The 8 Best Music Festivals Worth Traveling For in 2025

MC

Max Calloway

2024-09-17 · 5 min read

The 8 Best Music Festivals Worth Traveling For in 2025

Not all music festivals are created equal, and most aren't worth the sunburn, overpriced water, and logistical headaches. But a handful of festivals deliver experiences that genuinely justify the travel, the expense, and the inevitable three-day recovery period. These eight are the ones to plan around.

Primavera Sound in Barcelona remains the gold standard. Held at Parc del Forum overlooking the Mediterranean, the lineup consistently balances headliners with deep cuts. Past years have featured Frank Ocean, Depeche Mode, and Blur alongside underground electronic and indie acts. The city itself is half the experience.

Pitchfork Music Festival in Chicago's Union Park is the anti-Coachella. It caps attendance, keeps ticket prices reasonable at around $200 for a three-day pass, and books lineups that prioritize artistry over celebrity. The food vendors alone, pulled from Chicago's restaurant scene, justify attendance.

Fuji Rock in Naigata, Japan is a bucket-list festival. Set in the Naeba Ski Resort mountains, it combines world-class music programming with natural hot springs, mountain trails, and an atmosphere that prioritizes respect and cleanliness. The crowd culture is unlike anything at Western festivals.

Glastonbury in Somerset, England is the mother of all music festivals. Capacity sits at 210,000 across nearly a thousand acres. Beyond the Pyramid Stage headliners, there are theater areas, spoken word tents, political debates, and hidden stages you'll stumble upon at 3 AM. It's less a festival than a temporary civilization.
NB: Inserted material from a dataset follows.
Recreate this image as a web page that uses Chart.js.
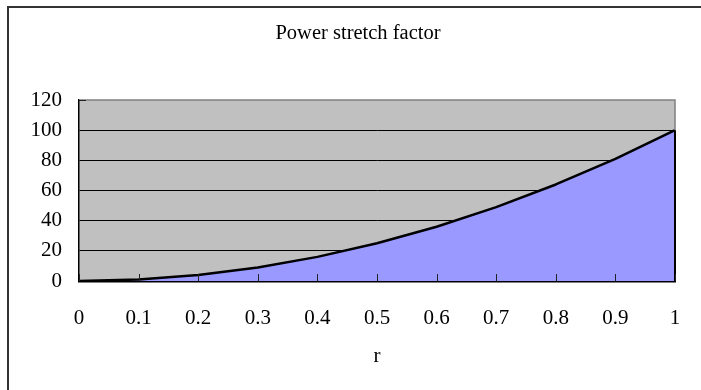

Sonar in Barcelona focuses on electronic and experimental music with a split between daytime industry conferences and nighttime performances. If your taste leans toward Aphex Twin, Arca, and SOPHIE more than guitar bands, Sonar is your festival.

Other essential picks include Desert Daze in Southern California for psychedelic rock devotees, Afropunk in Brooklyn for genre-defying Black music and culture, and MELT in Ferropolis, Germany for techno in an industrial sculpture park that looks like a Mad Max set.